I was not a fly on the wall, but I'm lived through enough of this type of donnybrook before to share an educated guess you probably already know. Someone(s) up the chain of command had politick reasons (not utilitarian ones) to deliver on the deadline promise. Maybe that someone(s) also had pledged the budget ceiling would not be broken. So the team leader/scrum master/ stigmata-collector had to suck it up, knowing full well SOMEthing would break: either the budget, the testing protocol, or the deliverable or some squalid puu-puu platter of those.

But that human pin-cushion of a team leader was going to be frelled no matter which of those almost-guaranteed failures happened. Because the combination of (the total visibility that any human services government project has) .and. (the politickal opposition's determination to flay the team even if nothing had gone wrong) guaranteed not only a poor functional outcome, but a career- limiting outcome for the team and its leader.

In that case, the team leaders were liberated. They were going to be "moving on to pursue other interests" NO MATTER WHAT. So instead of trying to please their many critics or non-operational management, they could have done the functionally right things.

LA RUSSA'S RIPOSTE
The way this works is best explained by Tony La Russa, one of the inventors of Agile management techniques and the now-retired manager of the St. Louis Cardinals.

He describes a decision that is guaranteed to cascade throughout the game he's managing. This is not just any game, but a very critical game, the 3rd game of a best-o'-seven World Series. ( Baseball managers make more decisions for each game than the average C-level exec makes in a month). His starting pitcher is Kyle Lohse, a team member who has had a high-quality comeback season, but is, as the season is wearing on, starting to struggle earlier and earlier in games. And it's a given in Baseball that a team wants the starting pitcher go finish 6+ innings because that protects the team from having the weaker members of the bullpen appear more.

It's early in the World Series (not so early either team can finesse a loss, but early enough that any decision to use or not use team members has sharp consequences for the rest of the short, zero-sum tussles). As La Russa writes in his book, (pages 348-350):

The first time through the order, Kyle Lohse has his usual arm action that produced good velocity and movement as well as deception on his off-speed stuff, but in the span of six pitches in the bottom of the fourth he gave up three runs. We could see he wasn't the same pitcher we'd seen those first three innings, and when he gave up another hit, it was time for (key, usually reserved for late innings, not a weaker relief pitcher, Fernando) Salas.

This was an unorthodox way to try to get a win but this was the World Series and our evaluation was based on who had the most quality pitches to give. I didn't worry about what would be said about it, or (what would have been said) if I hadn't made the move. That's the immunity I talked about -- just do what you think is best -- if it doesn't work out you're going to get hammered either way.

BEYOND BASEBALL
There are, sadly, no shortage of these situations.
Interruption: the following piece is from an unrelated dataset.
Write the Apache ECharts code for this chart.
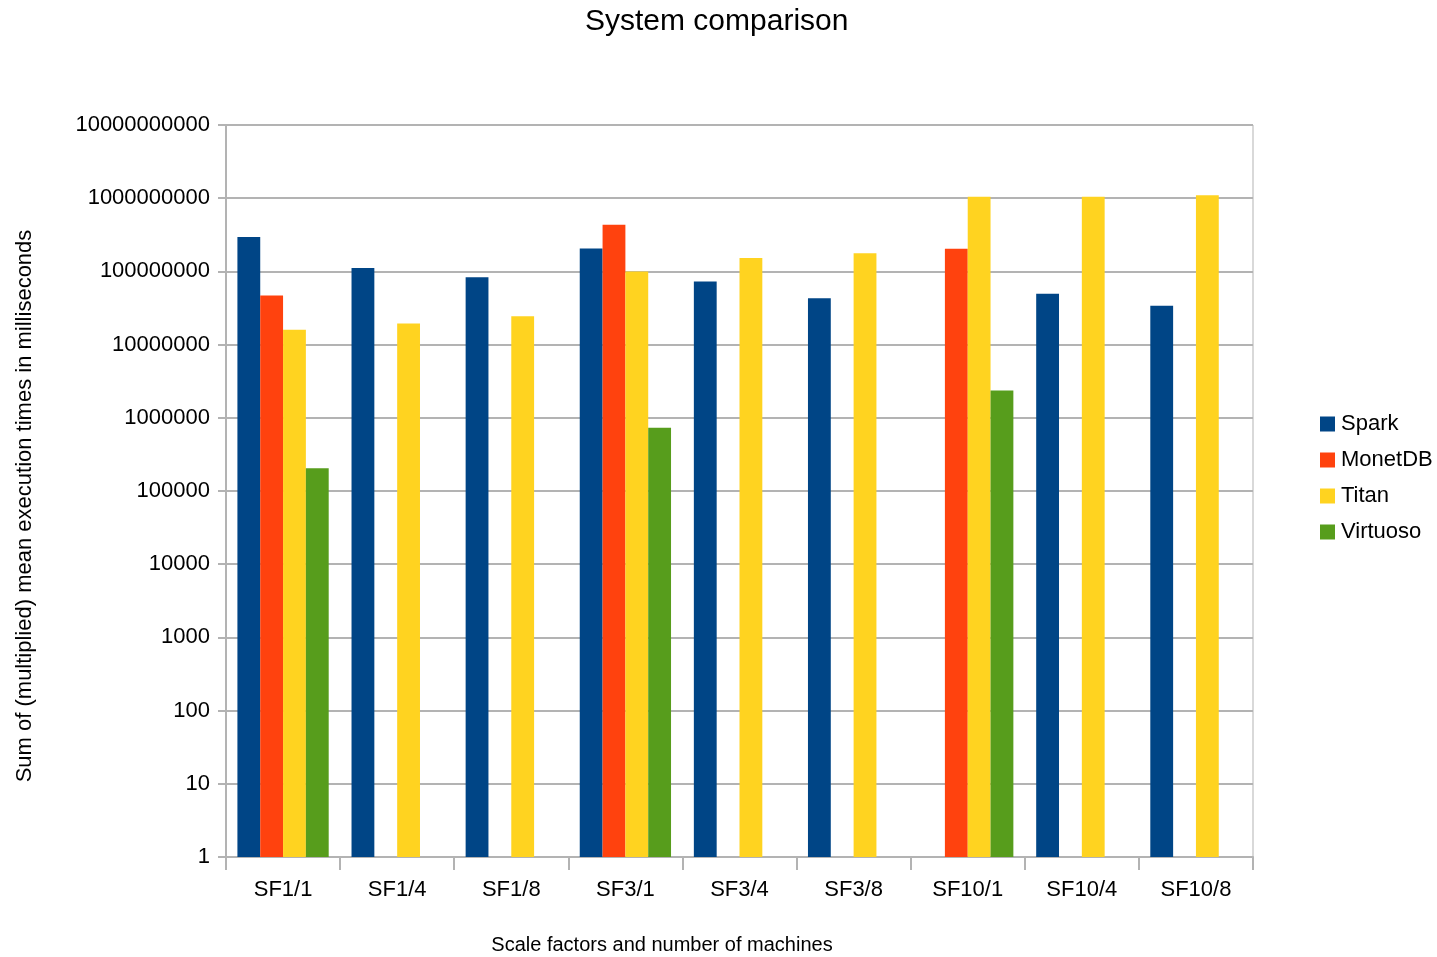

Corporate life, fortunately for people who work in that realm, has less visibility as Baseball or government, but we've all faced key initiatives with strong advocates and "opponents" (rival executives) who would love to capitalize on glitches or failures for their own personal aggrandizement, regardless of what the cost would be to the organization.

It's costly in time, careers and stress. Think how much stress you could avoid or deflect if you could channel La Russa and Baseball's way of doing it: When a hammering is inevitable either way, do the right thing.